When the CIA needs someone to keep Pakistani nukes out of terrorists’ hands, Rapp is clearly their go-to guy. He is “feared by even the most powerful men in the world.” This includes Russian President Maxim Vladimirovich Krupin, who calculates that exploding rogue nukes that can’t be traced back to him might serve his dastardly geopolitical aims. A half-dozen A-bombs could destroy enough Middle Eastern oil fields to divert huge revenues to Russia. So Krupin lines up the best man to foil Rapp: a talented killer named Grisha Azarov, who tells Krupin that Rapp has “no discernible weaknesses. His enemies…are all dead.” But then Azarov is no weenie himself, and the two adversaries make for a terrific matchup. Even the minor characters are colorful, especially Craig Bailer, an auto mechanic who has three Ph.D.s and arms covered with tattoos.

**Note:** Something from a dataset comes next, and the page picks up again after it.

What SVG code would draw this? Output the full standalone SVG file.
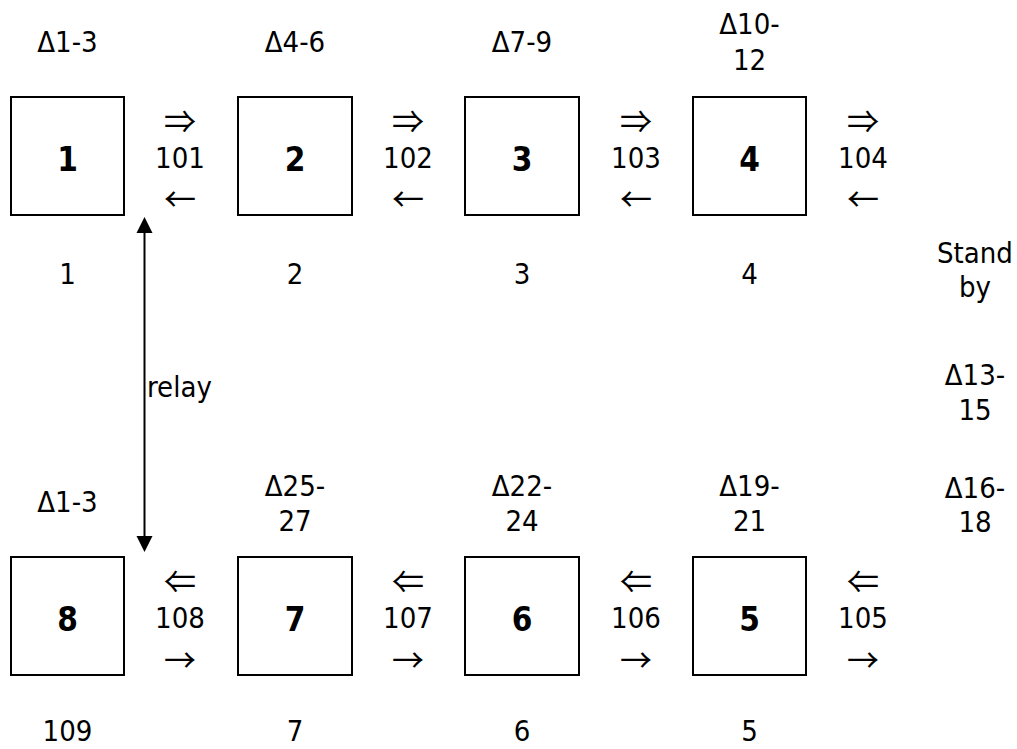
<svg xmlns="http://www.w3.org/2000/svg" width="1017" height="749" viewBox="0 0 1017 749">
<style>
text{font-family:"DejaVu Sans Condensed","DejaVu Sans",sans-serif;font-stretch:condensed;font-size:29px;fill:#000;text-anchor:middle}
.num{font-weight:bold;font-size:33px}
.arr{font-size:32px;font-stretch:normal;font-family:"Noto Sans CJK JP","DejaVu Sans",sans-serif}
.box{fill:#fff;stroke:#000;stroke-width:2}
.lbl{text-anchor:start}
</style>
<rect width="1017" height="749" fill="#fff"/>
<g id="connectors">
<line x1="144.5" y1="232" x2="144.5" y2="537" stroke="#000" stroke-width="2"/>
<path d="M144.5,217 L136.5,233 L152.5,233 z" fill="#000"/>
<path d="M144.5,552 L136.5,536 L152.5,536 z" fill="#000"/>
<text class="lbl" x="147" y="397">relay</text>
</g>
<g id="node1"><rect class="box" x="11" y="97" width="113" height="118"/><text class="num" x="67.5" y="171">1</text><text x="67.5" y="52">Δ1-3</text><text x="67.5" y="284">1</text></g>
<g id="node2"><rect class="box" x="238" y="97" width="114" height="118"/><text class="num" x="295" y="171">2</text><text x="295" y="52">Δ4-6</text><text x="295" y="284">2</text></g>
<g id="node3"><rect class="box" x="465" y="97" width="114" height="118"/><text class="num" x="522" y="171">3</text><text x="522" y="52">Δ7-9</text><text x="522" y="284">3</text></g>
<g id="node4"><rect class="box" x="693" y="97" width="113" height="118"/><text class="num" x="749.5" y="171">4</text><text x="749.5" y="34">Δ10-</text><text x="749.5" y="70">12</text><text x="749.5" y="284">4</text></g>
<g id="node8"><rect class="box" x="11" y="557" width="113" height="118"/><text class="num" x="67.5" y="631">8</text><text x="67.5" y="512">Δ1-3</text><text x="67.5" y="741">109</text></g>
<g id="node7"><rect class="box" x="238" y="557" width="114" height="118"/><text class="num" x="295" y="631">7</text><text x="295" y="496">Δ25-</text><text x="295" y="531">27</text><text x="295" y="741">7</text></g>
<g id="node6"><rect class="box" x="465" y="557" width="114" height="118"/><text class="num" x="522" y="631">6</text><text x="522" y="496">Δ22-</text><text x="522" y="531">24</text><text x="522" y="741">6</text></g>
<g id="node5"><rect class="box" x="693" y="557" width="113" height="118"/><text class="num" x="749.5" y="631">5</text><text x="749.5" y="496">Δ19-</text><text x="749.5" y="531">21</text><text x="749.5" y="741">5</text></g>
<g id="links">
<text class="arr" x="180" y="133">⇒</text><text x="180" y="168">101</text><text class="arr" x="180" y="211">←</text>
<text class="arr" x="408" y="133">⇒</text><text x="408" y="168">102</text><text class="arr" x="408" y="211">←</text>
<text class="arr" x="636" y="133">⇒</text><text x="636" y="168">103</text><text class="arr" x="636" y="211">←</text>
<text class="arr" x="863" y="133">⇒</text><text x="863" y="168">104</text><text class="arr" x="863" y="211">←</text>
<text class="arr" x="180" y="593">⇐</text><text x="180" y="628">108</text><text class="arr" x="180" y="672">→</text>
<text class="arr" x="408" y="593">⇐</text><text x="408" y="628">107</text><text class="arr" x="408" y="672">→</text>
<text class="arr" x="636" y="593">⇐</text><text x="636" y="628">106</text><text class="arr" x="636" y="672">→</text>
<text class="arr" x="863" y="593">⇐</text><text x="863" y="628">105</text><text class="arr" x="863" y="672">→</text>
</g>
<g id="standby">
<text x="975" y="263">Stand</text><text x="975" y="297">by</text>
<text x="975" y="385">Δ13-</text><text x="975" y="420">15</text>
<text x="975" y="498">Δ16-</text><text x="975" y="532">18</text>
</g>
</svg>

Usually “the smartest guy in the room,” he has the best line in the book when he tells Rapp, “It’s a beautiful night and we have a cooler full of beer and a stolen A-bomb. It don’t get any better than that.” Rapp easily sidelines the American terrorist Eric Jesem and goes to extraordinary and creative lengths to impersonate him. That’s as entertaining as the book’s many action scenes, and it enhances his hero creds—but then he ruins it in one scene where he drills a slug through the heart of someone who simply doesn’t deserve it. But the inevitable confrontation between Rapp and Azarov is what thriller readers live for: tense and dramatic with a nice twist.
All in all, a crackling good yarn. Author Mills proves himself a worthy successor to carry on the series.